Ali n’est pas un saint, mais c’est clairement un bon gars. Un jeune homme qui accepte de reconnaître ses erreurs et de prendre ses responsabilités, mais il va se retrouver face à un mur. Un mur fait de bureaucratie, de corruption et surtout de beaucoup d’indifférence…
Lotfy Nathan, réalisateur d’origine égyptienne ayant grandi aux États-Unis signe là son premier film de fiction après la réussite de son documentaire 12 O’Clock. Présenté au Festival de Cannes dans la section Un certain regard, Harka est reparti de la Croisette avec le prix d’interprétation pour Adam Bessa (prix qu’il y d’ailleurs partagé avec la grand-ducale Vicky Krieps pour Corsage) qui interprète Ali.
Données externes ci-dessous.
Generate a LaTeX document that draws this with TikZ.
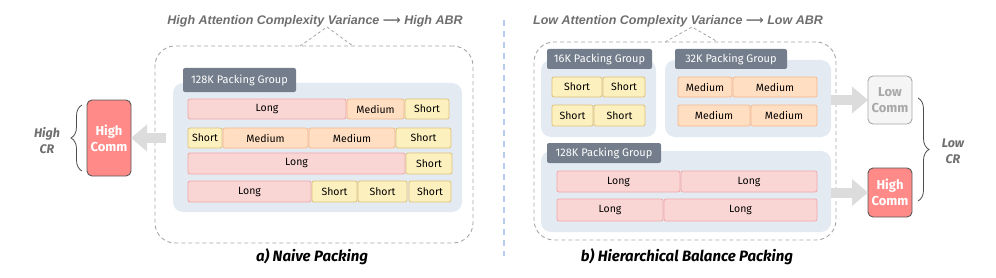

Le film n’est pas exempt de quelques erreurs – mais qui est donc Skander et à quoi sert ce personnage ? – mais il n’en demeure pas moins une grande réussite. Une réussite technique d’abord, avec une photographie fabuleuse, surtout dans ces images nocturnes ou intérieures aux noirs très intenses ; un cadrage pertinent, avec plein de gros plans sur les personnages, mais aussi des détails de décors et un cadre plus nerveux aux moments des longs voyages qu’entreprend Ali pour aller chercher l’essence à la frontière libyenne ; un habillage sonore très présent et réussi. Une réussite ensuite artistique avec des personnages forts et des interprétations sobres et justes – et ça ne se limite pas à la prestation du seul Adam Bessa –, sans oublier cette mise en scène qui oscille entre réalisme – presque documentaire, le metteur en scène n’a pas décidé de poser ce récit à Sidi Bouzid pour rien – et poésie, entre le drame social direct, coup de poing, et le conte oral plein de finesse ou chaque mot donne lieu à un sous-entendu.
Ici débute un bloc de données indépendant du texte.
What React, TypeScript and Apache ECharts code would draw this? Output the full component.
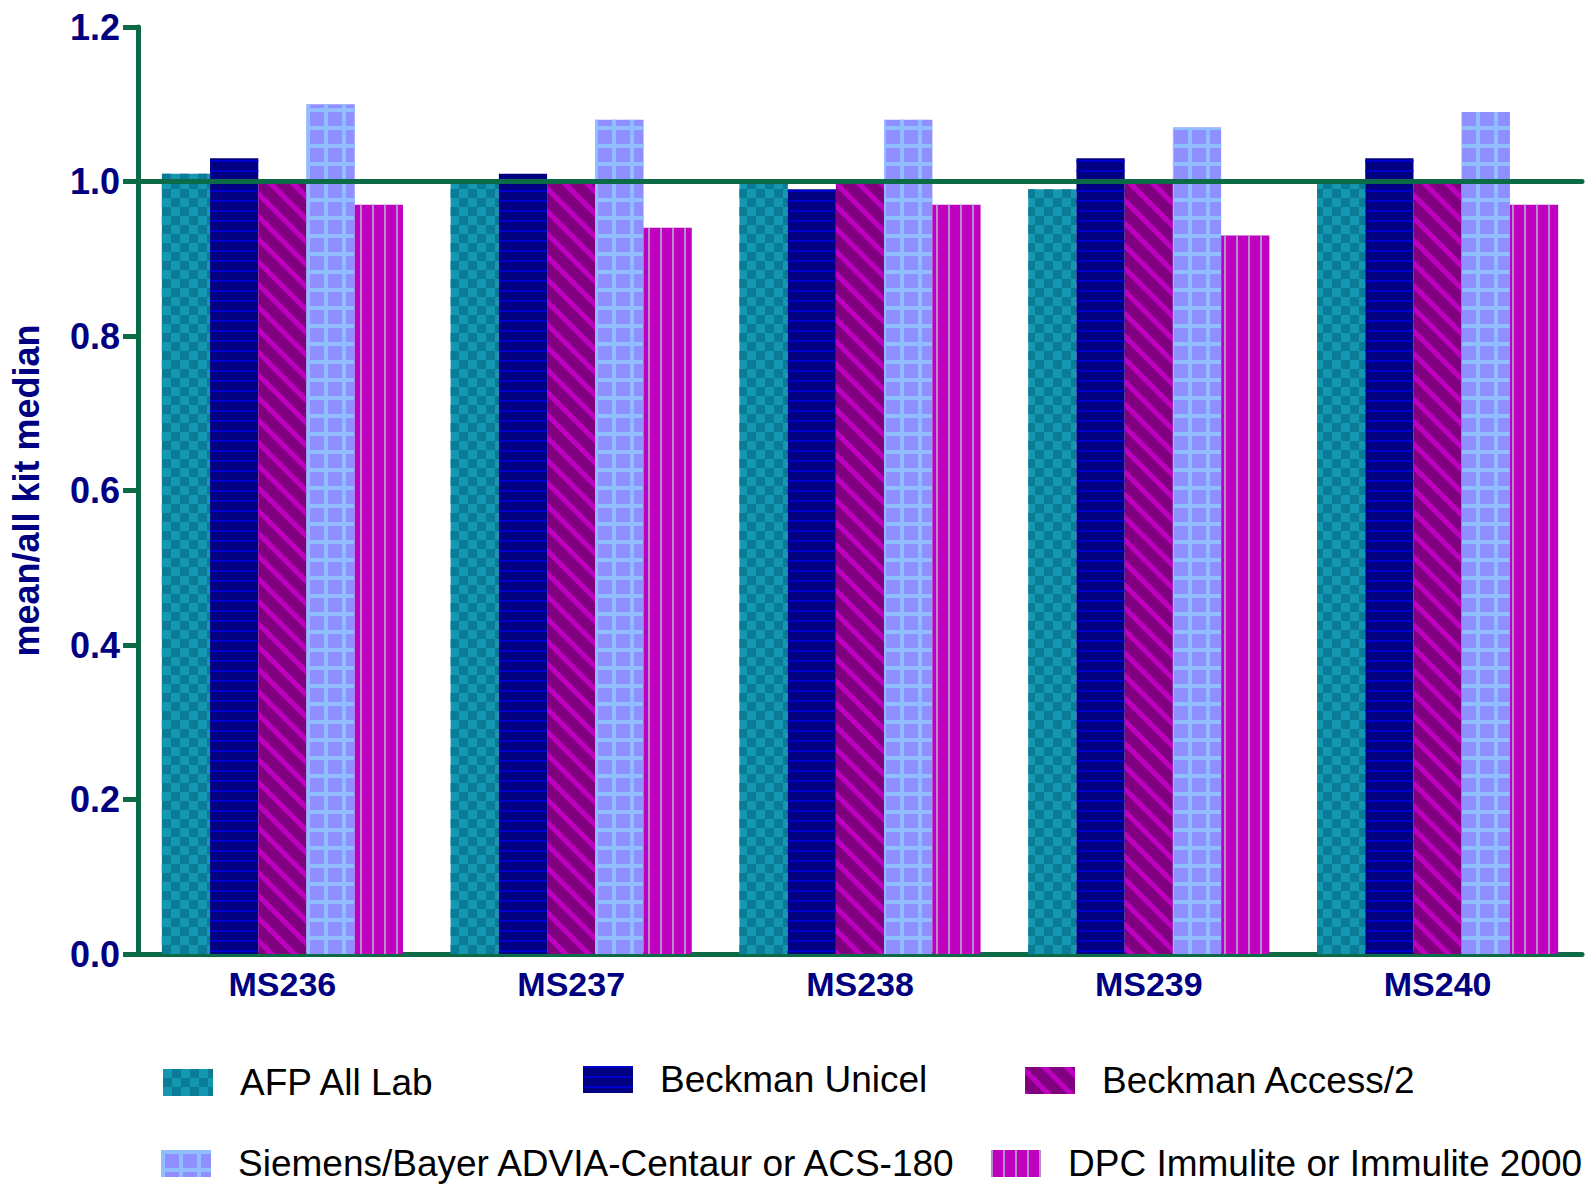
import React, { useEffect, useRef } from "react";
import * as echarts from "echarts";

const categories = ["MS236", "MS237", "MS238", "MS239", "MS240"];
const seriesNames = [
  "AFP All Lab",
  "Beckman Unicel",
  "Beckman Access/2",
  "Siemens/Bayer ADVIA-Centaur or ACS-180",
  "DPC Immulite or Immulite 2000",
];
const afpAllLab = [1.01, 1.0, 1.0, 0.99, 1.0];
const beckmanUnicel = [1.03, 1.01, 0.99, 1.03, 1.03];
const beckmanAccess = [1.0, 1.0, 1.0, 1.0, 1.0];
const siemensBayer = [1.1, 1.08, 1.08, 1.07, 1.09];
const dpcImmulite = [0.97, 0.94, 0.97, 0.93, 0.97];
const yMin = 0;
const yMax = 1.2;
const yInterval = 0.2;
const referenceValue = 1.0;
const yAxisTitle = "mean/all kit median";

const GREEN = "#0B6B47";
const NAVY = "#000080";
const FONT = "Arial, 'Liberation Sans', sans-serif";

const styles = [
  {
    color: "#1498B2",
    decal: {
      symbol: "rect",
      symbolSize: 1,
      color: "#0B7C96",
      dashArrayX: [[9, 9], [0, 9, 9, 0]],
      dashArrayY: [9, 0],
    },
  },
  {
    color: "#000080",
    decal: {
      symbol: "rect",
      symbolSize: 1,
      color: "#0000CC",
      dashArrayX: [10, 0],
      dashArrayY: [2, 8],
    },
  },
  {
    color: "#800080",
    decal: {
      symbol: "rect",
      symbolSize: 1,
      color: "#C000C0",
      dashArrayX: [16, 0],
      dashArrayY: [5, 11],
      rotation: Math.PI / 4,
    },
  },
  {
    color: "#8F8FFF",
    decal: {
      symbol: "rect",
      symbolSize: 1,
      color: "#90BEFF",
      dashArrayX: [[18, 0], [4, 14]],
      dashArrayY: [4, 0, 14, 0],
    },
  },
  {
    color: "#C000C0",
    decal: {
      symbol: "rect",
      symbolSize: 1,
      color: "#B48CC8",
      dashArrayX: [2, 10],
      dashArrayY: [10, 0],
    },
  },
];

const seriesData = [afpAllLab, beckmanUnicel, beckmanAccess, siemensBayer, dpcImmulite];

const legendPositions = [
  { left: 163, top: 1064 },
  { left: 583, top: 1061 },
  { left: 1025, top: 1062 },
  { left: 161, top: 1145 },
  { left: 991, top: 1145 },
];

export default function App() {
  const ref = useRef<HTMLDivElement>(null);
  useEffect(() => {
    if (!ref.current) return;
    const chart = echarts.init(ref.current, null, { renderer: "svg" });
    const option: any = {
      animation: false,
      backgroundColor: "#ffffff",
      grid: { left: 138, right: 14, top: 27, bottom: 239 },
      legend: seriesNames.map((name, i) => ({
        data: [name],
        left: legendPositions[i].left,
        top: legendPositions[i].top,
        padding: 0,
        icon: "rect",
        itemWidth: 50,
        itemHeight: 27,
        selectedMode: false,
        textStyle: {
          color: "#000000",
          fontSize: 37,
          fontFamily: FONT,
          padding: [0, 0, 0, 22],
        },
      })),
      xAxis: {
        type: "category",
        data: categories,
        axisLine: { lineStyle: { color: GREEN, width: 5, cap: "round" } },
        axisTick: {
          alignWithLabel: true,
          length: 15,
          lineStyle: { color: GREEN, width: 5 },
        },
        axisLabel: {
          color: NAVY,
          fontWeight: "bold",
          fontSize: 34,
          fontFamily: FONT,
          margin: 13,
        },
      },
      yAxis: {
        type: "value",
        min: yMin,
        max: yMax,
        interval: yInterval,
        name: yAxisTitle,
        nameLocation: "middle",
        nameRotate: 90,
        nameGap: 94,
        nameTextStyle: {
          color: NAVY,
          fontWeight: "bold",
          fontSize: 36,
          fontFamily: FONT,
        },
        axisLine: { show: true, lineStyle: { color: GREEN, width: 5 } },
        axisTick: { show: true, length: 15, lineStyle: { color: GREEN, width: 5 } },
        splitLine: { show: false },
        axisLabel: {
          color: NAVY,
          fontWeight: "bold",
          fontSize: 36,
          fontFamily: FONT,
          margin: 18,
          formatter: (v: number) => v.toFixed(1),
        },
      },
      series: [
        {
          type: "line",
          name: "ref",
          data: [],
          z: 1,
          silent: true,
          markLine: {
            silent: true,
            symbol: "none",
            label: { show: false },
            lineStyle: { color: GREEN, width: 5, type: "solid", cap: "round" },
            data: [{ yAxis: referenceValue }],
          },
        },
        ...seriesNames.map((name, i) => ({
          type: "bar",
          name,
          data: seriesData[i],
          z: 3,
          barGap: "0%",
          barCategoryGap: "16.5%",
          itemStyle: { color: styles[i].color, decal: styles[i].decal },
        })),
      ],
    };
    chart.setOption(option);
    return () => chart.dispose();
  }, []);
  return (
    <div
      ref={ref}
      style={{ position: "fixed", left: 0, top: 0, width: 1596, height: 1193 }}
    />
  );
}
Une dualité qui s’exprime dès le titre du film. « Harka a deux significations en arabe », explique le réalisateur. « La première est “brûler”. L’histoire d’Harka s’inspire de Mohamed Bouazizi, dont l’acte d’auto-immolation à Sidi Bouzid a été l’un des catalyseurs du Printemps arabe en Tunisie. J’ai essayé de saisir dans le film ce qui pousse un individu à se sacrifier pour exprimer sa colère et son désespoir. J’en ai déduit que cela venait d’un besoin absolu d’être enfin regardé et reconnu ». « Harka désigne aussi, en argot tunisien, un migrant qui traverse illégalement la Méditerranée en bateau », reprend le cinéaste. « Nous avons tous en tête la crise migratoire après le Printemps arabe entre 2010 et 2011 ». Bref, la peste ou le choléra ! Un choix cornélien auquel semble devoir faire face une grande partie de la jeunesse tunisienne. Sortie en salle le 11 janvier.